In Massachusetts, the Living Will is not a replacement for a Health Care Proxy, as in other states. The person you choose as your Health Care Proxy should be someone who knows what decisions you would make for yourself if you were able to do so. Most people choose a relative or close friend.

What does the Health Care Proxy Law allow?

The Health Care Proxy is a simple legal document that allows you to name someone you know and trust to make health care decisions for you if, for any reason and at any time, you become unable to make or communicate those decisions. It is an important document, however, because it concerns not only the choices you make about your health care, but also the relationships you have with your physician, family and others who may be involved with your care. Read this and follow the instructions to ensure that your wishes are honored.

Under the Health Care Proxy Law (Massachusetts General Laws, Chapter 201D), any competent adult 18 years of age or over may use this form to appoint a Health Care Agent. You (known as the "Principal") can appoint any adult EXCEPT the administrator, operator or employee of a health care facility such as a hospital or nursing home where you are a patient or resident UNLESS that person is also related to you by blood, marriage or adoption.

What can my Agent do?

Your Agent will make decisions about your health care only when you are, for some reason, unable to do that yourself. This means that your Agent can act for you if you are temporarily unconscious, in a coma, or have some other condition in which you cannot make or communicate health care decisions. 

Your Agent cannot act for you until your doctor determines, in writing, that you lack the ability to make health care decisions. Your doctor will tell you of this if there is any sign that you would understand it. 

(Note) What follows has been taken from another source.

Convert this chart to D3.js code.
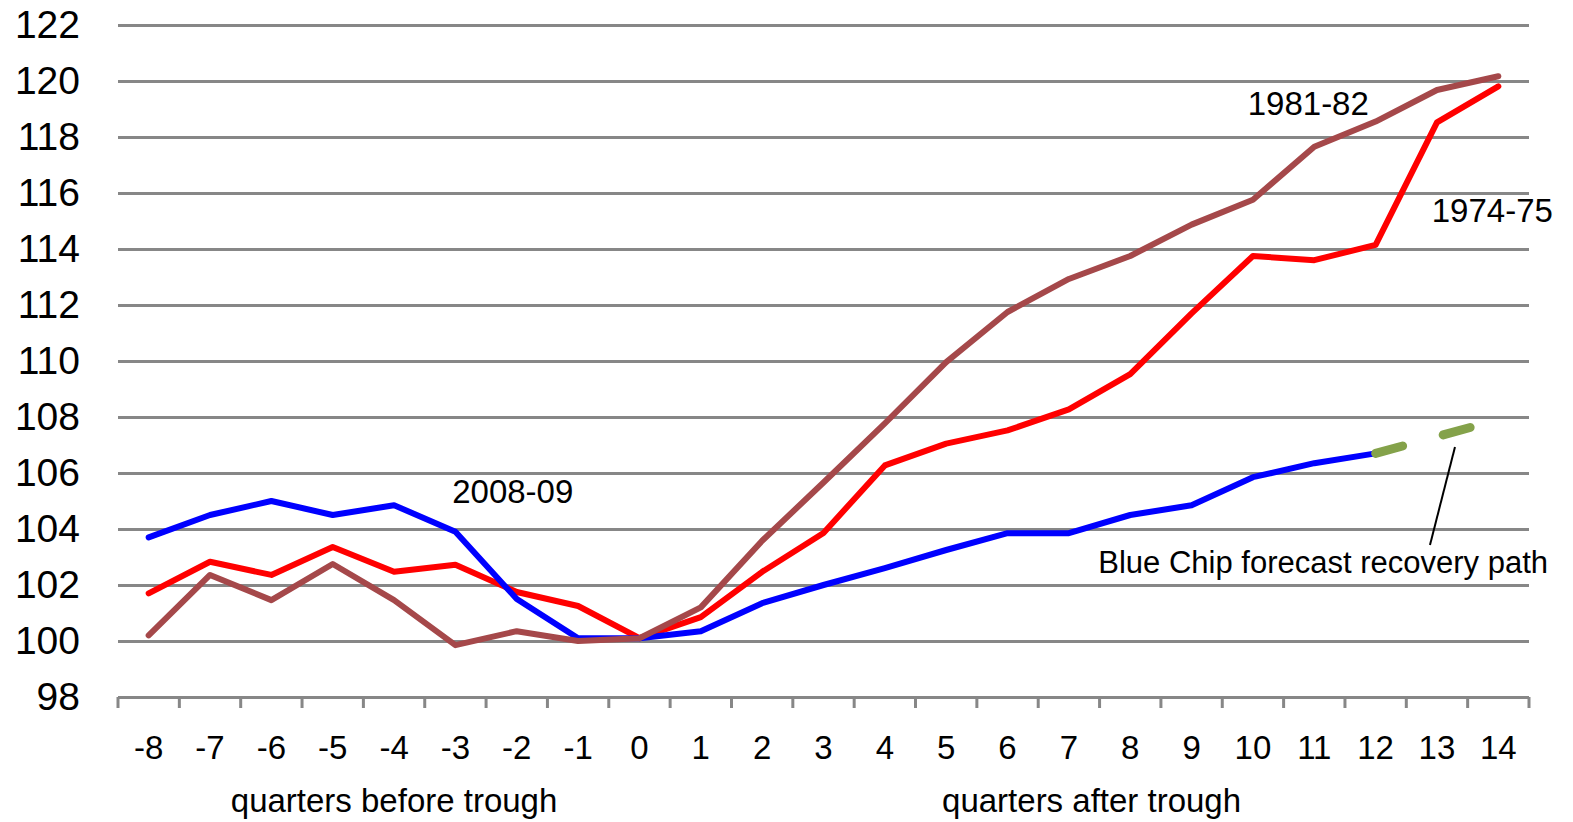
<html>
<head>
  <meta charset="utf-8" />
  <script src="https://cdnjs.cloudflare.com/ajax/libs/d3/7.8.5/d3.min.js"></script>
  <style>
    body { margin: 0; background: #fff; }
    text { font-family: "Liberation Sans", Arial, sans-serif; fill: #000; }
  </style>
</head>
<body>
  <svg width="1573" height="822"></svg>
  <script>

    var quarters = ["-8","-7","-6","-5","-4","-3","-2","-1","0","1","2","3","4",
                    "5","6","7","8","9","10","11","12","13","14"];
    var yTicks = [98,100,102,104,106,108,110,112,114,116,118,120,122];

    // 2008-09 (actual through quarter 12)
    var s2008 = [103.7,104.5,105.0,104.5,104.85,103.9,101.5,100.1,100.1,100.35,101.35,
                 102.0,102.6,103.25,103.85,103.85,104.5,104.85,105.85,106.35,106.7,null,null];
    // Blue Chip forecast
    var forecast = [null,null,null,null,null,null,null,null,null,null,null,null,
                    null,null,null,null,null,null,null,null,106.7,107.3,107.9];
    var s1974 = [101.7,102.83,102.36,103.36,102.47,102.72,101.75,101.25,100.1,100.85,102.47,
                 103.86,106.27,107.05,107.52,108.27,109.53,111.7,113.75,113.6,114.15,118.52,119.81];
    var s1981 = [100.2,102.36,101.46,102.75,101.46,99.85,100.35,100.0,100.1,101.2,103.58,
                 105.66,107.77,109.96,111.75,112.93,113.75,114.87,115.76,117.65,118.55,119.68,120.17];

    var plotL = 118, plotR = 1529, plotT = 25, plotB = 697;

    var svg = d3.select("svg");
    var x = d3.scaleBand().domain(quarters).range([plotL, plotR]).padding(0);
    var y = d3.scaleLinear().domain([98, 122]).range([plotB, plotT]);
    var xc = q => x(q) + x.bandwidth() / 2;

    // gridlines + y labels
    var yAxis = d3.axisLeft(y).tickValues(yTicks).tickSize(-(plotR - plotL)).tickPadding(38);
    var gy = svg.append("g").attr("transform", "translate(" + plotL + ",0)").call(yAxis);
    gy.select(".domain").remove();
    gy.selectAll(".tick line").attr("stroke", "#878787").attr("stroke-width", 3);
    gy.selectAll(".tick text").attr("font-size", 39).attr("font-family", "Liberation Sans, Arial, sans-serif");

    // category boundary ticks
    var edges = quarters.map(q => x(q)).concat([plotR]);
    svg.append("g").selectAll("line").data(edges).enter().append("line")
      .attr("x1", d => d).attr("x2", d => d)
      .attr("y1", plotB).attr("y2", plotB + 11)
      .attr("stroke", "#878787").attr("stroke-width", 3);

    // x labels
    svg.append("g").selectAll("text").data(quarters).enter().append("text")
      .attr("x", d => xc(d)).attr("y", 759)
      .attr("text-anchor", "middle").attr("font-size", 33)
      .text(d => d);

    svg.append("text").attr("x", xc("-4")).attr("y", 812)
      .attr("text-anchor", "middle").attr("font-size", 33).text("quarters before trough");
    svg.append("text").attr("x", (xc("1") + xc("14")) / 2 - 8).attr("y", 812)
      .attr("text-anchor", "middle").attr("font-size", 33).text("quarters after trough");

    // series
    var line = d3.line()
      .defined(d => d[1] != null)
      .x(d => xc(d[0])).y(d => y(d[1]));
    function draw(vals, color, width, dash) {
      var p = svg.append("path")
        .datum(quarters.map((q, i) => [q, vals[i]]))
        .attr("d", line)
        .attr("fill", "none").attr("stroke", color).attr("stroke-width", width)
        .attr("stroke-linejoin", "round").attr("stroke-linecap", "round");
      if (dash) p.attr("stroke-dasharray", dash);
    }
    draw(s1974, "#FF0000", 6);
    draw(s2008, "#0000FF", 6);
    draw(s1981, "#A5484A", 6);
    draw(forecast, "#84A24A", 9, "28,42");

    // annotations
    svg.append("text").attr("x", xc("-2") - 4).attr("y", 503)
      .attr("text-anchor", "middle").attr("font-size", 33).text("2008-09");
    svg.append("text").attr("x", xc("11") - 6).attr("y", 115)
      .attr("text-anchor", "middle").attr("font-size", 33).text("1981-82");
    svg.append("text").attr("x", xc("14") - 6).attr("y", 222)
      .attr("text-anchor", "middle").attr("font-size", 33).text("1974-75");
    svg.append("text").attr("x", 1548).attr("y", 573)
      .attr("text-anchor", "end").attr("font-size", 31).text("Blue Chip forecast recovery path");
    svg.append("line")
      .attr("x1", xc("13") + 18).attr("y1", 447)
      .attr("x2", xc("13") - 7).attr("y2", 545)
      .attr("stroke", "#000").attr("stroke-width", 2);

  </script>
</body>
</html>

Acting with your authority, your Agent can make any health care decision that you could, if you were able. If you give your Agent full authority to act for you, he or she can consent to or refuse any medical treatment, including treatment that could keep you alive.

Your Agent will make decisions for you only after talking with your doctor or health care provider, and after fully considering all the option regarding diagnosis, prognosis and treatment of your illness or condition. Your Agent has the legal right to get any information, including confidential medical information, necessary to make informed decisions for you.

Your Agent will make health care decisions for you according to your wishes or according to his/her assessment of your wishes, including your religious or moral beliefs. You may wish to talk first with your doctor, religious advisor, or other people before giving instructions to your agent. It is very important that you talk with your Agent so that he or she knows what is important to you. If your Agent does not know what your wishes would be in a particular situation, your Agent will decide based on what he or she thinks would be in your best interests. After your doctor has determined that you lack the ability to make health care decisions, if you still object to any decision made by your Agent, your own decisions will be honored unless a Court determines that you lack capacity to make health care decisions.

Your Agent's decisions will have the same authority as yours would, if you were able, and will be honored over those of any other person, except for nay limitation you yourself made, or except for a Court Order specifically overriding the Proxy.

How can I revoke or cancel the document?

Your Health Care Proxy is revoked when any of the following four things happens:

  1. You sign another Health Care Proxy later on.
  2. You legally separate from or divorce your spouse who is named in the Proxy as your Agent.
  3. You notify your agent, your doctor, or other health care provider, orally or in writing that you want to revoke your Health Care proxy.
  4. You do anything else that clearly shows you want to revoke the Proxy, for example, tearing up or destroying the Proxy, crossing it out, telling other people, etc.